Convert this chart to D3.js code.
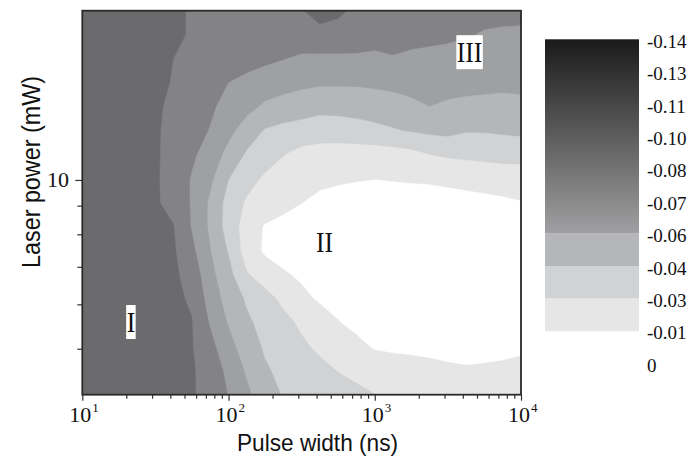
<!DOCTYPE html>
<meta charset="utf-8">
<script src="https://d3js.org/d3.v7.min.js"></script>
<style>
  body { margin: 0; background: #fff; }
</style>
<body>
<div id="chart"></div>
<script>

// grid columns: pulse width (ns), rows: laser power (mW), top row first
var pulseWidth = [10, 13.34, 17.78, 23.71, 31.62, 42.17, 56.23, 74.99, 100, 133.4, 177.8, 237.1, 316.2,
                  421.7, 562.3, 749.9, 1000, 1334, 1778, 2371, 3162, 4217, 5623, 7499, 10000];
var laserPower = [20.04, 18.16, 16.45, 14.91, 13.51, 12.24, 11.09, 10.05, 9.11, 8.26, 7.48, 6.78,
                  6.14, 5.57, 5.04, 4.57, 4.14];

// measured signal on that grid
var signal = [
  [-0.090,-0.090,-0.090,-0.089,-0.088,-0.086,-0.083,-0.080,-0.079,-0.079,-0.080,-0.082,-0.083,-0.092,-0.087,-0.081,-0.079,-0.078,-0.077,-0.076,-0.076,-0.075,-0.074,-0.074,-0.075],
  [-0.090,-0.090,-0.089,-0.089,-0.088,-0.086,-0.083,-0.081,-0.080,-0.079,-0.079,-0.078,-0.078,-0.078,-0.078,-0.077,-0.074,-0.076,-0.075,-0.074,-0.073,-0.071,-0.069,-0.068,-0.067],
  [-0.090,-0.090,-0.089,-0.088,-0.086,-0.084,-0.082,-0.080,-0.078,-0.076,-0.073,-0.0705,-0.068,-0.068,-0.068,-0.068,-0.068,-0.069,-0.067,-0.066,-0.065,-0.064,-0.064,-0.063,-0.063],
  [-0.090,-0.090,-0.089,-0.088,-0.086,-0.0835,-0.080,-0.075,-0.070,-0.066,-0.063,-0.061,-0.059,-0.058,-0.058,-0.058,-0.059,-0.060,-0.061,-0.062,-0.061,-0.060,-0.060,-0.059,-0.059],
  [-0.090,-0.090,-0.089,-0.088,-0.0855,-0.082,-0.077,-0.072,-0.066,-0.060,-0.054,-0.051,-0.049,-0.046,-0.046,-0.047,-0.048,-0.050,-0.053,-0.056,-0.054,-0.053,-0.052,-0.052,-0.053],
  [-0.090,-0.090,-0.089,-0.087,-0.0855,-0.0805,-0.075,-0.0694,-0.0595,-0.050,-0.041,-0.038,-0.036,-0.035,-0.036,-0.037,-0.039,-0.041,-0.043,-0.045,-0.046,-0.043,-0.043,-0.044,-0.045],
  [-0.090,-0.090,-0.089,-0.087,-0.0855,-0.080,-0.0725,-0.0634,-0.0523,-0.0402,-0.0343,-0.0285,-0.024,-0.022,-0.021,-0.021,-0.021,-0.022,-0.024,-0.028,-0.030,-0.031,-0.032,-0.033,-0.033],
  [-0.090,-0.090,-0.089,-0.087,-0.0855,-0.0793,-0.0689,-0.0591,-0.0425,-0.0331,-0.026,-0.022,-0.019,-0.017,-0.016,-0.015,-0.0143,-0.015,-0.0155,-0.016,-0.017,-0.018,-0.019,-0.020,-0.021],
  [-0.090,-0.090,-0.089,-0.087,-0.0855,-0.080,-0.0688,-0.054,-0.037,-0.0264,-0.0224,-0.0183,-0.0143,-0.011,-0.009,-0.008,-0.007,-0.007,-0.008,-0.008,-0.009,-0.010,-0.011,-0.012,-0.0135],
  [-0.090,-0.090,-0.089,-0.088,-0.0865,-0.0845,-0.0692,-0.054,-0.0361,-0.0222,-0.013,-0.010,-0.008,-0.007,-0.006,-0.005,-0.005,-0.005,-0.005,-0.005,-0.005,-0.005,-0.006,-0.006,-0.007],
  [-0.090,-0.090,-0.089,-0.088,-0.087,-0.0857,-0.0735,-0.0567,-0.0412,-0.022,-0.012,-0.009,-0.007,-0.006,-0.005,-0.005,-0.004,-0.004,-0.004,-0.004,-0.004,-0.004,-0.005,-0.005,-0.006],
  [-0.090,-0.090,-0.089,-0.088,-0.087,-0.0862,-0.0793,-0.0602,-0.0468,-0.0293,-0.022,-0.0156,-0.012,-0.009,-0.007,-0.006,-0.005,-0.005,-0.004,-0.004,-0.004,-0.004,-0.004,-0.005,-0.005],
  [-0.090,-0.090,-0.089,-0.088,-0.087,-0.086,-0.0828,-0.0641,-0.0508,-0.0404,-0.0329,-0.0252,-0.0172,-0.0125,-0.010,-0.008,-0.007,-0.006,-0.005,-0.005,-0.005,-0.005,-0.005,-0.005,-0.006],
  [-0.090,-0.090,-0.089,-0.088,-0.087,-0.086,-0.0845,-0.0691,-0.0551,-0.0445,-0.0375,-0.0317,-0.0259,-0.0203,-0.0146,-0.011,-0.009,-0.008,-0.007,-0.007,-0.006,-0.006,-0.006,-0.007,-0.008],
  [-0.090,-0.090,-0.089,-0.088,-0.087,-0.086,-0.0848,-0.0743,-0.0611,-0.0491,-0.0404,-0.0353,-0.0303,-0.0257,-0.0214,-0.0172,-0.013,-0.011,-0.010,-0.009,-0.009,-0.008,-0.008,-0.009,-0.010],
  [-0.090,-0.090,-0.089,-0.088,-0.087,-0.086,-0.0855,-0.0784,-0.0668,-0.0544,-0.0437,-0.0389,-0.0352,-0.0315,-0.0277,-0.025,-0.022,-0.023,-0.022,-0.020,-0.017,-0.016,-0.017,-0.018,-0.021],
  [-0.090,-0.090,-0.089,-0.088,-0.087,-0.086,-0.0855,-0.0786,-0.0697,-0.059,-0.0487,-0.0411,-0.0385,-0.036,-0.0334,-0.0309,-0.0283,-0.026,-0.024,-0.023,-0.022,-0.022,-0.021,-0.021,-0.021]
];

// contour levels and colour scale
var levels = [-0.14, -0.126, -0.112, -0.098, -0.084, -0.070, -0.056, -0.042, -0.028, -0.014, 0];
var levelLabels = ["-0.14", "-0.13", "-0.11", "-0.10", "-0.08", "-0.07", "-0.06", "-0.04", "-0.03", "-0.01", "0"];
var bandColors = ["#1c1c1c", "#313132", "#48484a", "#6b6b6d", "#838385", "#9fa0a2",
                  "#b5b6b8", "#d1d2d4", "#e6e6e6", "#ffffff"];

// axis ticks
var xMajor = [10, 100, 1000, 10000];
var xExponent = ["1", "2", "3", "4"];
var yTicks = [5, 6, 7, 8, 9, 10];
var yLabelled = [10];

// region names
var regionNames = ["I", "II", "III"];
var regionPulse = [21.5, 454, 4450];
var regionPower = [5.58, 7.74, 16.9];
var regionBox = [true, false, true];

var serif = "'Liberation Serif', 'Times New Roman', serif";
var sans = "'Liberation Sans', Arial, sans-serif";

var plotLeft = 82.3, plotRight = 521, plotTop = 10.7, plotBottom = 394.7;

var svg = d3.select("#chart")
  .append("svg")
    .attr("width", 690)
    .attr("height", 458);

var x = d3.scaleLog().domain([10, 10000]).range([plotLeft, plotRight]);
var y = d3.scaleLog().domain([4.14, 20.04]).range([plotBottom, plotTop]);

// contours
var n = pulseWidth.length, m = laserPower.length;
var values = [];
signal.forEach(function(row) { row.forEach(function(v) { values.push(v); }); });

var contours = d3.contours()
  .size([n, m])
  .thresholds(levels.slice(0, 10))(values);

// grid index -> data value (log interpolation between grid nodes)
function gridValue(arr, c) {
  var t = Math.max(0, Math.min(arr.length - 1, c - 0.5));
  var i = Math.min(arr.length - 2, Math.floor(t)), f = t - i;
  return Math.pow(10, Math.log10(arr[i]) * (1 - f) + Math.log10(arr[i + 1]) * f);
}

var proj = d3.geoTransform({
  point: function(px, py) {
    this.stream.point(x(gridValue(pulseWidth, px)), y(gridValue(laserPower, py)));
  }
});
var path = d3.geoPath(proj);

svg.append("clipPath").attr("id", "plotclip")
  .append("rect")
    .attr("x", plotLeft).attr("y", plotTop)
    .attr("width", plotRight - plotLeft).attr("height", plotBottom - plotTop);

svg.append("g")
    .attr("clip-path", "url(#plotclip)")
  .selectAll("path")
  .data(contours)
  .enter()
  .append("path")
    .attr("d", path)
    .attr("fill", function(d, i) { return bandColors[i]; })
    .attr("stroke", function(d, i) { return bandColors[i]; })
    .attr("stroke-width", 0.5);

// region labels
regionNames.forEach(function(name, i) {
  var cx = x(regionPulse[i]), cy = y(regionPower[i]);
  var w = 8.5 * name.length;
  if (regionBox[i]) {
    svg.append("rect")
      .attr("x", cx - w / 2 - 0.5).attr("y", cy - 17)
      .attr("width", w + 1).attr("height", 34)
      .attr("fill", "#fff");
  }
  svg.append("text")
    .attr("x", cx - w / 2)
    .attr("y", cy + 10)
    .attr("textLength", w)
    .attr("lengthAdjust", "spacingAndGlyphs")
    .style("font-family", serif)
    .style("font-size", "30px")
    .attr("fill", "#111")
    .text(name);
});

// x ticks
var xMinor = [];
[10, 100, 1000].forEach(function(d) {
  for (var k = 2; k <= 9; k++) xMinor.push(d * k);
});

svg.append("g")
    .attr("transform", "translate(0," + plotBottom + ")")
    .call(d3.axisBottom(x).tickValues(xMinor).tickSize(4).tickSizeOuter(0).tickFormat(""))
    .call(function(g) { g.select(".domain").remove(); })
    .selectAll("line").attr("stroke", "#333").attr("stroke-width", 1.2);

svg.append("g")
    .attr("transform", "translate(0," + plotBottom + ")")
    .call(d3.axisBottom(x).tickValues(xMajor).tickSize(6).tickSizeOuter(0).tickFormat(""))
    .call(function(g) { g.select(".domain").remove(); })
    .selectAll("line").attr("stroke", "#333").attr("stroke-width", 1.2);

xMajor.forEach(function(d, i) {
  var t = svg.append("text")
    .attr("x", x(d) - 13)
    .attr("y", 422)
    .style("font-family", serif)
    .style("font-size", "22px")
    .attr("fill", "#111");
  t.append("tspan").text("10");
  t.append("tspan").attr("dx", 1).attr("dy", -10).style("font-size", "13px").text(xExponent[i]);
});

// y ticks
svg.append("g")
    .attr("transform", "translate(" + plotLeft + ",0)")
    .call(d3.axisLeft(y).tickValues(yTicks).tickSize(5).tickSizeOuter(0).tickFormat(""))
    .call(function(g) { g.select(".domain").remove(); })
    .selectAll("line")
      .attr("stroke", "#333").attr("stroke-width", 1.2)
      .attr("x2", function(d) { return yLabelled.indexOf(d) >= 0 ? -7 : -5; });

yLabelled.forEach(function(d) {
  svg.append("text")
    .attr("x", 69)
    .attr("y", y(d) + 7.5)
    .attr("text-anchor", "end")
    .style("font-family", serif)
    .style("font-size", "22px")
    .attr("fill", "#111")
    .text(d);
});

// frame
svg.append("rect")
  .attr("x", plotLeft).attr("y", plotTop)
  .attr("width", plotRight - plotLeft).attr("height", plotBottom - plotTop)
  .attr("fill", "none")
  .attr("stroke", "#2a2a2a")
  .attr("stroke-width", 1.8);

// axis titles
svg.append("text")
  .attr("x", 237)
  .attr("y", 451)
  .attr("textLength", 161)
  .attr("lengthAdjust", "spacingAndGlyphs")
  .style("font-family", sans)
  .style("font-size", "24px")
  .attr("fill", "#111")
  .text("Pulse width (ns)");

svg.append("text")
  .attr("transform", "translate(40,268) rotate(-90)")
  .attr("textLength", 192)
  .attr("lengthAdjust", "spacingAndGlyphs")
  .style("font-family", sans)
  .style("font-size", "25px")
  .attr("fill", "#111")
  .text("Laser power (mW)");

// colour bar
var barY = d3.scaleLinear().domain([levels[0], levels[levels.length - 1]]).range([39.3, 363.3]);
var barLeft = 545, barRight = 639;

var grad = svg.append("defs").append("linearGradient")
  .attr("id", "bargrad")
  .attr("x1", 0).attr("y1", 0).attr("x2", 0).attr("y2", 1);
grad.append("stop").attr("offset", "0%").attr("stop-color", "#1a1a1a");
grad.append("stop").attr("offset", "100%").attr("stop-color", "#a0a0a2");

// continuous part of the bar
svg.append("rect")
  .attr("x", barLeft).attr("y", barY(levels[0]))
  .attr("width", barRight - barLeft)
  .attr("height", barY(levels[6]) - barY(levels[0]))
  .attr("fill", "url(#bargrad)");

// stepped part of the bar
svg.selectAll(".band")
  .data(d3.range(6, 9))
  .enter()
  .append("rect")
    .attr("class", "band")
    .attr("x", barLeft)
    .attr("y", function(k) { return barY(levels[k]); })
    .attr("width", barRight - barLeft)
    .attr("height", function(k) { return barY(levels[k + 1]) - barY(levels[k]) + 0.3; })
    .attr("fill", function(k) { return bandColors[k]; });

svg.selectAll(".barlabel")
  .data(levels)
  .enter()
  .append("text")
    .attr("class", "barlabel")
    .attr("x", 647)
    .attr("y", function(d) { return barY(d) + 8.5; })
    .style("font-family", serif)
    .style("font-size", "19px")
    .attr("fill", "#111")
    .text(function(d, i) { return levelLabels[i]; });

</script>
====
• [Task statement]: Go from the first line of the listing to the line holding "6.14, 5.57, 5.04, 4.57, 4.14];" and, please, transcribe those lines exactly, both included, with no pictures.

• [Complete output]:
Convert this chart to D3.js code.
<!DOCTYPE html>
<meta charset="utf-8">
<script src="https://d3js.org/d3.v7.min.js"></script>
<style>
  body { margin: 0; background: #fff; }
</style>
<body>
<div id="chart"></div>
<script>

// grid columns: pulse width (ns), rows: laser power (mW), top row first
var pulseWidth = [10, 13.34, 17.78, 23.71, 31.62, 42.17, 56.23, 74.99, 100, 133.4, 177.8, 237.1, 316.2,
                  421.7, 562.3, 749.9, 1000, 1334, 1778, 2371, 3162, 4217, 5623, 7499, 10000];
var laserPower = [20.04, 18.16, 16.45, 14.91, 13.51, 12.24, 11.09, 10.05, 9.11, 8.26, 7.48, 6.78,
                  6.14, 5.57, 5.04, 4.57, 4.14];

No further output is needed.